The dollar’s dominance as global reserve currency is due to multiple factors, which in totality have yet to be replicated:
- Economic heft—The U.S. economy is the largest in the world, making up 16% of global GDP and approximately 10% of global trade. A much larger 50% of global trade is invoiced in U.S. dollars.
- Debt denomination—Nearly 70% of global debt is denominated in U.S. dollars. Partially as a result of the vulnerability of countries to fluctuation in the value of their dollar-denominated debt, more than 50% of countries anchor their currency to the U.S. dollar.
- Deep, stable, open capital markets—The U.S. has by far the deepest, most liquid, and most stable capital markets in the world, which is critical for attracting foreign capital and demand for dollars. The U.S. is also governed by strong rule of law, which gives foreign investors comfort in the safety of holding dollars.
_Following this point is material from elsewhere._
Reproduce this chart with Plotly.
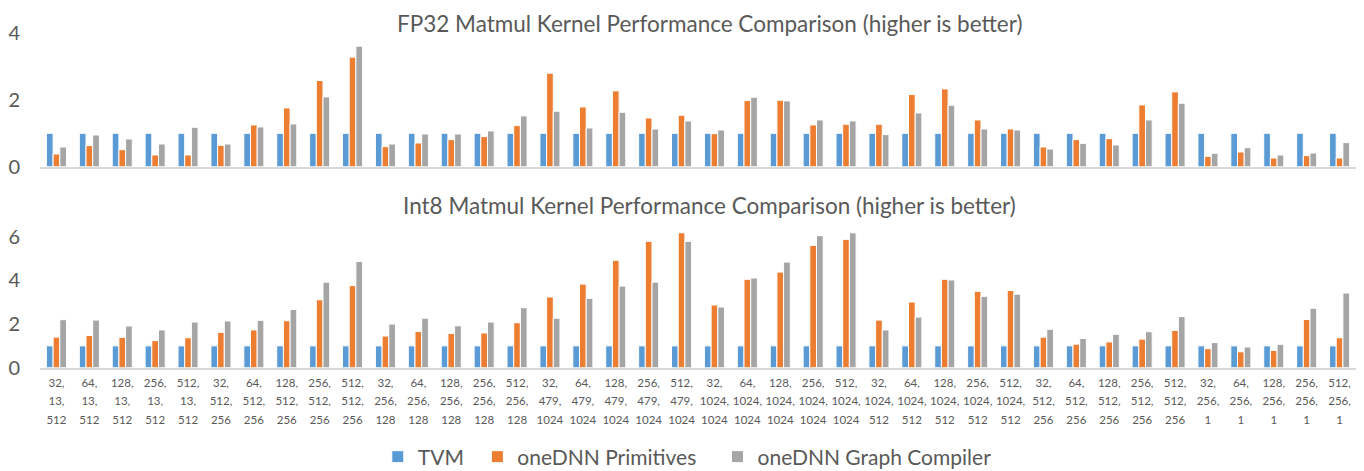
import plotly.graph_objects as go

M = [32, 64, 128, 256, 512] * 8
N = [13]*5 + [512]*5 + [256]*5 + [479]*5 + [1024]*5 + [1024]*5 + [512]*5 + [256]*5
K = [512]*5 + [256]*5 + [128]*5 + [1024]*5 + [1024]*5 + [512]*5 + [256]*5 + [1]*5
case_ids = [f"case{i + 1}" for i in range(len(M))]

fp32_tvm = [1.0] * 40
fp32_prim = [0.38, 0.63, 0.51, 0.35, 0.35, 0.64, 1.25, 1.76, 2.58, 3.28,
             0.60, 0.71, 0.81, 0.90, 1.23, 2.80, 1.79, 2.27, 1.46, 1.54,
             0.99, 1.98, 1.99, 1.25, 1.27, 1.27, 2.16, 2.33, 1.40, 1.13,
             0.59, 0.81, 0.84, 1.85, 2.24, 0.31, 0.44, 0.26, 0.33, 0.26]
fp32_gc = [0.59, 0.95, 0.83, 0.68, 1.18, 0.68, 1.19, 1.28, 2.09, 3.61,
           0.68, 0.98, 0.98, 1.07, 1.52, 1.66, 1.16, 1.63, 1.13, 1.37,
           1.10, 2.08, 1.97, 1.40, 1.37, 0.96, 1.61, 1.84, 1.13, 1.10,
           0.53, 0.70, 0.65, 1.40, 1.90, 0.40, 0.57, 0.35, 0.41, 0.72]

int8_tvm = [1.0] * 40
int8_prim = [1.40, 1.48, 1.39, 1.24, 1.37, 1.62, 1.73, 2.15, 3.11, 3.76,
             1.45, 1.66, 1.57, 1.59, 2.06, 3.24, 3.83, 4.92, 5.79, 6.18,
             2.87, 4.05, 4.38, 5.60, 5.88, 2.18, 3.01, 4.05, 3.50, 3.54,
             1.40, 1.08, 1.18, 1.31, 1.71, 0.87, 0.73, 0.79, 2.21, 1.37]
int8_gc = [2.20, 2.18, 1.91, 1.73, 2.09, 2.14, 2.17, 2.67, 3.92, 4.87,
           2.00, 2.27, 1.92, 2.09, 2.75, 2.27, 3.18, 3.74, 3.92, 5.79,
           2.78, 4.11, 4.84, 6.05, 6.18, 1.73, 2.32, 4.02, 3.27, 3.37,
           1.76, 1.34, 1.53, 1.65, 2.34, 1.15, 0.95, 1.07, 2.72, 3.42]

series_names = ["TVM", "oneDNN Primitives", "oneDNN Graph Compiler"]
colors = ["#5B9BD5", "#ED7D31", "#A5A5A5"]
legend_ids = ["legend", "legend2", "legend3"]
legend_left = [354, 456, 702]  # page x of each legend box

FONT = "Lato"
GRAY = "#595959"
W, H = 1348, 471  # page has an 8px body margin; bottom 8px fall outside the window


def py(page_y):
    return 1 - (page_y - 8) / H


def px(page_x):
    return (page_x - 8) / W


tick_text = [
    f"<span style='font-size:11.5px'>{m},</span><br><span style='font-size:11.5px'>{n},</span><br><span style='font-size:11.5px'>{k}</span>"
    for m, n, k in zip(M, N, K)
]

fig = go.Figure()
for name, color, top, bot, lg in zip(series_names, colors,
                                     [fp32_tvm, fp32_prim, fp32_gc],
                                     [int8_tvm, int8_prim, int8_gc], legend_ids):
    fig.add_trace(go.Bar(x=case_ids, y=top, name=name, marker_color=color,
                         marker_line=dict(color="white", width=1),
                         xaxis="x", yaxis="y", legend=lg, showlegend=True))
    fig.add_trace(go.Bar(x=case_ids, y=bot, name=name, marker_color=color,
                         marker_line=dict(color="white", width=1),
                         xaxis="x2", yaxis="y2", showlegend=False))

axis_common = dict(showgrid=False, zeroline=False, showline=True,
                   linecolor="#D9D9D9", linewidth=2, ticks="",
                   type="category", range=[-0.5, 39.5], automargin=False)

legend_style = dict(orientation="h", yanchor="middle", xanchor="left",
                    font=dict(size=21, color=GRAY), itemwidth=30,
                    bgcolor="rgba(0,0,0,0)")
legends = {}
for lg, left in zip(legend_ids, legend_left):
    legends[lg] = dict(x=px(left), y=py(457), **legend_style)

fig.update_layout(
    width=W, height=H,
    margin=dict(l=32, r=0, t=0, b=0),
    paper_bgcolor="white", plot_bgcolor="white",
    barmode="group", bargap=0.39, bargroupgap=0,
    font=dict(family=FONT, color=GRAY),
    xaxis=dict(anchor="y", showticklabels=False, **axis_common),
    yaxis=dict(domain=[py(166.7), py(33.1)], range=[0, 4], tickvals=[0, 2, 4],
               showgrid=False, zeroline=False, showline=False, automargin=False,
               tickfont=dict(size=20, color=GRAY), ticklabelstandoff=19),
    xaxis2=dict(anchor="y2", tickvals=case_ids, ticktext=tick_text,
                tickfont=dict(size=14.2, color=GRAY), tickangle=0,
                **axis_common),
    yaxis2=dict(domain=[py(367.7), py(230.2)], range=[0, 6.3], tickvals=[0, 2, 4, 6],
                showgrid=False, zeroline=False, showline=False, automargin=False,
                tickfont=dict(size=20, color=GRAY), ticklabelstandoff=19),
    annotations=[
        dict(text="FP32 Matmul Kernel Performance Comparison (higher is better)",
             x=px(694), y=py(23.5), xref="paper", yref="paper",
             xanchor="center", yanchor="middle",
             showarrow=False, font=dict(size=22.5, color=GRAY)),
        dict(text="Int8 Matmul Kernel Performance Comparison (higher is better)",
             x=px(694), y=py(205), xref="paper", yref="paper",
             xanchor="center", yanchor="middle",
             showarrow=False, font=dict(size=22.5, color=GRAY)),
    ],
    **legends,
)

fig.write_html("out.html")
Recent headlines, China’s growing role in the global economy, and increased tensions with the U.S. have led some to suggest that if the U.S. dollar were to cede its place as dominant reserve currency, it could be to the Chinese renminbi. While a more fractured currency landscape is possible—and certainly one of China’s goals—it is very unlikely that the renminbi would replace the U.S. dollar in the next decade. Even if China were to surpass the U.S. economy in size and manage to settle its roughly $6.5 trillion worth of annual trade in renminbi, the U.S. dollar is currently involved in nearly 90% of global foreign currency transactions, amounting to $6.6 trillion per day.
Perhaps more detrimental to the renminbi’s reserve currency prospects are their capital controls and unpredictable laws. China operates under a “closed” capital account policy, whereby companies, banks, and individuals cannot freely move money into or out of the country. For a central bank to feel comfortable holding significant reserves in a particular currency, it must know it can act without restrictions.
In addition, the unpredictability of China’s policies, as well as the U.S.-China relationship, is a significant detriment to the renminbi. China’s regulatory crackdown in 2021—resulting in the nationalization of the for-profit education industry, strict regulations on platform tech companies, and restrictions on the amount of time consumers can spend gaming—dealt a significant blow to investor confidence. Investors pulled a record amount of assets from the Chinese stock market in 2021. Since then, President Xi Jinping has only further consolidated his power. Threats of securities delistings, trade blacklists, and geopolitical threats between the U.S. and China add to the hesitancy on the part of investors to reallocate to China in sufficient size as to increase the renminbi’s prominence.
Digital currencies are another potential way for central banks to diversify away from dollar reserves. However, when it comes to reserves, we see it more likely that central banks would develop and utilize central bank digital currencies (CBDCs) rather than hold reserves in cryptocurrencies like bitcoin. A digital dollar may cannibalize its fiat counterpart but would not alter the economic risks and benefits associated with the dollar’s status as dominant reserve currency.
The U.S. economy has enjoyed reserve currency status for decades, and with it several privileges including considerable latitude in issuing debt. We don’t expect this status to disappear any time soon. However, a fracturing of the currency landscape is possible over the next few decades. Should that occur, we would expect the U.S. dollar to structurally weaken and the cost of borrowing to increase for the U.S. government.
In the shorter term (next 9–12 months) the direction of the dollar will be dominated by the Fed’s monetary policy relative to other major central banks. Economic momentum improved outside of the U.S. to start the year, resulting in dollar weakness. The market is pricing two rate cuts of 25 basis points,* or bps (0.25%) each in the second half of 2023 as inflation slows and recession risks rise. However, we remain skeptical that the Fed will be in a position to ease policy so soon, so some of the dollar’s depreciation this year could reverse, particularly if economic momentum in Europe or China cools. We focus on international diversification in our portfolios, though we do not explicitly hedge currency risk at the portfolio level (individual managers may do so). At this time, we are positioned defensively in anticipation of a mild recession this year. We hold an underweight to equities, both in U.S. small-cap and international developed asset classes, and an overweight to cash and fixed income.